The Displaced Person
by Flannery O'Connor
Analysis: What's Up With the Title?
The most basic definition of a "displaced person" is someone forced to leave his home or country. As such, the phrase applies to almost every character in the story. Most, if not all, of the characters experience displacement within the story. Of course, the official Displaced Person is Mr. Guizac, who fled Poland with his family during or shortly after World War II.
Mr. Guizac's displacement and subsequent death seem to represent the displacement and death of millions of people around the world during World War II. When we consider the fact that O'Connor is writing from a Catholic viewpoint, we can see that Mr. Guizac is meant to make us think of Christ. That is not the only way to see Mr. Guizac, but this connection is one that O'Connor wants us to make. Here's a quote from O'Connor's essay, "The Fiction Writer and His Country" that makes her position clear:
I see from the standpoint of Christian orthodoxy. This means that for me the meaning of life is centered in our Redemption by Christ and what I see in the word I see in relation to that. I don't think this is a position that can be taken halfway […]. (source: Collected Works, 804-805)
Now, hold that in your mind while you remember what Mrs. McIntyre says to Father Flynn about Jesus:
"As far as I'm concerned,[…] Christ is just another D.P. [Displaced Person]" (3.23)
Ironically, O'Connor uses Mrs. McIntyre's statement of disbelief in Jesus to help us see that she means Mr. Guizac to be a Christ figure. This is just one of many "hints" about what Mr. Guizac is supposed to represent. In fact, before Mrs. McIntyre became disgusted with Mr. Guizac she said, "That man is my salvation!" (1.58). All this makes more sense when we read what O'Connor has to say in her essay "The Catholic Novelist in the South":
The Catholic novelist in the South will see many distorted images of Christ, but he will certainly feel that a distorted image of Christ is better than no image at all. (source: Collected Works, 859.)

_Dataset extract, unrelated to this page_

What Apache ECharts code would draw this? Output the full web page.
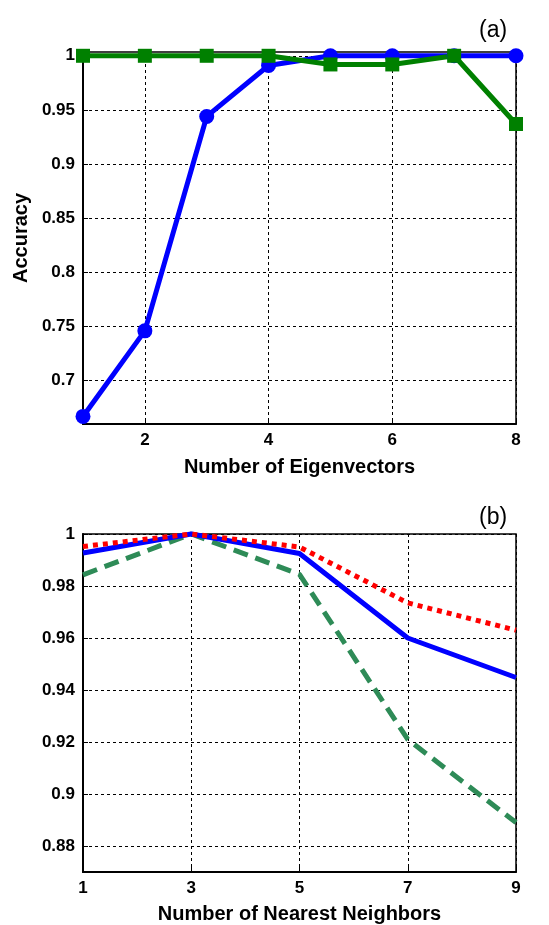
<!DOCTYPE html>
<html><head><meta charset="utf-8">
<script src="https://cdn.jsdelivr.net/npm/echarts@6/dist/echarts.min.js"></script>
<style>html,body{margin:0;padding:0;background:#fff}#c{width:549px;height:925px}</style>
</head><body><div id="c"></div>
<script>
// (a) data
const eigX = [1, 2, 3, 4, 5, 6, 7, 8];
const blueA = [0.667, 0.746, 0.944, 0.991, 1.0, 1.0, 1.0, 1.0];
const greenA = [1.0, 1.0, 1.0, 1.0, 0.992, 0.992, 1.0, 0.937];
const xTicksA = [2, 4, 6, 8];
const yTicksA = [0.7, 0.75, 0.8, 0.85, 0.9, 0.95, 1];
// (b) data
const knnX = [1, 3, 5, 7, 9];
const blueB = [0.9927, 1.0, 0.9925, 0.960, 0.9448];
const redB = [0.9952, 1.0, 0.995, 0.9735, 0.963];
const greenB = [0.9843, 1.0, 0.9845, 0.921, 0.889];
const xTicksB = [1, 3, 5, 7, 9];
const yTicksB = [0.88, 0.9, 0.92, 0.94, 0.96, 0.98, 1];

const FONT = 'Liberation Sans';
const pair = (xs, ys) => xs.map((x, i) => [x, ys[i]]);
const gridLine = {show: true, lineStyle: {color: '#000', width: 1, type: [3, 3]}};
const lbl = (vals, fmt) => ({customValues: vals, fontFamily: FONT, fontWeight: 'bold', fontSize: 17, color: '#000', margin: 8, formatter: fmt});
const tick = (vals) => ({show: true, inside: true, length: 5, customValues: vals, lineStyle: {color: '#000', width: 1}});
const axLine = {show: true, onZero: false, lineStyle: {color: '#000', width: 2}};
const nameStyle = {fontFamily: FONT, fontWeight: 'bold', fontSize: 20, color: '#000'};

const chart = echarts.init(document.getElementById('c'), null, {renderer: 'canvas'});
chart.setOption({
  animation: false,
  backgroundColor: '#fff',
  title: [
    {text: '(a)', left: 474, top: 14, textStyle: {fontFamily: FONT, fontWeight: 'normal', fontSize: 23, color: '#000'}},
    {text: '(b)', left: 474, top: 501, textStyle: {fontFamily: FONT, fontWeight: 'normal', fontSize: 23, color: '#000'}}
  ],
  grid: [
    {left: 83, right: 33, top: 52, height: 372, show: true, borderColor: '#000', borderWidth: 1.5, backgroundColor: 'transparent'},
    {left: 83, right: 33, top: 534, height: 339, show: true, borderColor: '#000', borderWidth: 1.5, backgroundColor: 'transparent'}
  ],
  xAxis: [
    {type: 'value', gridIndex: 0, min: 1, max: 8, name: 'Number of Eigenvectors', nameLocation: 'middle', nameGap: 33, nameTextStyle: nameStyle,
     axisLine: axLine, axisTick: tick(xTicksA), axisLabel: lbl(xTicksA, v => String(v)), splitLine: gridLine},
    {type: 'value', gridIndex: 1, min: 1, max: 9, name: 'Number of Nearest Neighbors', nameLocation: 'middle', nameGap: 32, nameTextStyle: nameStyle,
     axisLine: axLine, axisTick: tick(xTicksB), axisLabel: lbl(xTicksB, v => String(v)), splitLine: gridLine}
  ],
  yAxis: [
    {type: 'value', gridIndex: 0, min: 0.66, max: 1.0035, name: 'Accuracy', nameLocation: 'middle', nameGap: 51, nameTextStyle: nameStyle,
     axisLine: axLine, axisTick: tick(yTicksA), axisLabel: lbl(yTicksA, v => String(+v.toFixed(2))), splitLine: gridLine},
    {type: 'value', gridIndex: 1, min: 0.87, max: 1.0,
     axisLine: axLine, axisTick: tick(yTicksB), axisLabel: lbl(yTicksB, v => String(+v.toFixed(2))), splitLine: gridLine}
  ],
  series: [
    {type: 'line', xAxisIndex: 0, yAxisIndex: 0, data: pair(eigX, blueA), clip: false,
     symbol: 'circle', symbolSize: 15, itemStyle: {color: '#0000ff'}, lineStyle: {color: '#0000ff', width: 5}},
    {type: 'line', xAxisIndex: 0, yAxisIndex: 0, data: pair(eigX, greenA), clip: false,
     symbol: 'rect', symbolSize: 14, itemStyle: {color: '#008000'}, lineStyle: {color: '#008000', width: 5}},
    {type: 'line', xAxisIndex: 1, yAxisIndex: 1, data: pair(knnX, greenB), clip: false, showSymbol: false,
     lineStyle: {color: '#2e8b57', width: 5, type: [15, 8]}},
    {type: 'line', xAxisIndex: 1, yAxisIndex: 1, data: pair(knnX, blueB), clip: false, showSymbol: false,
     lineStyle: {color: '#0000ff', width: 5}},
    {type: 'line', xAxisIndex: 1, yAxisIndex: 1, data: pair(knnX, redB), clip: false, showSymbol: false,
     lineStyle: {color: '#ff0000', width: 5, type: [5, 5]}}
  ]
});
</script></body></html>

As we discuss in "Writing Style" distortion is one of O'Connor's key fiction-writing techniques. It's natural that she would want a "distorted image of Christ" as the centerpiece of her story. The persecuted and executed Mr. Guizac comes to stand for all displaced persons, in the way that Christ is thought to stand for all sinners. Think about it like this: if Christ is thought to have died on the cross to redeem of humans of their sins, Mr. Guizac died beneath the tractor wheels to awaken the readers to a deeper understanding of the plights of displaced persons everywhere, including Mrs. McIntyre.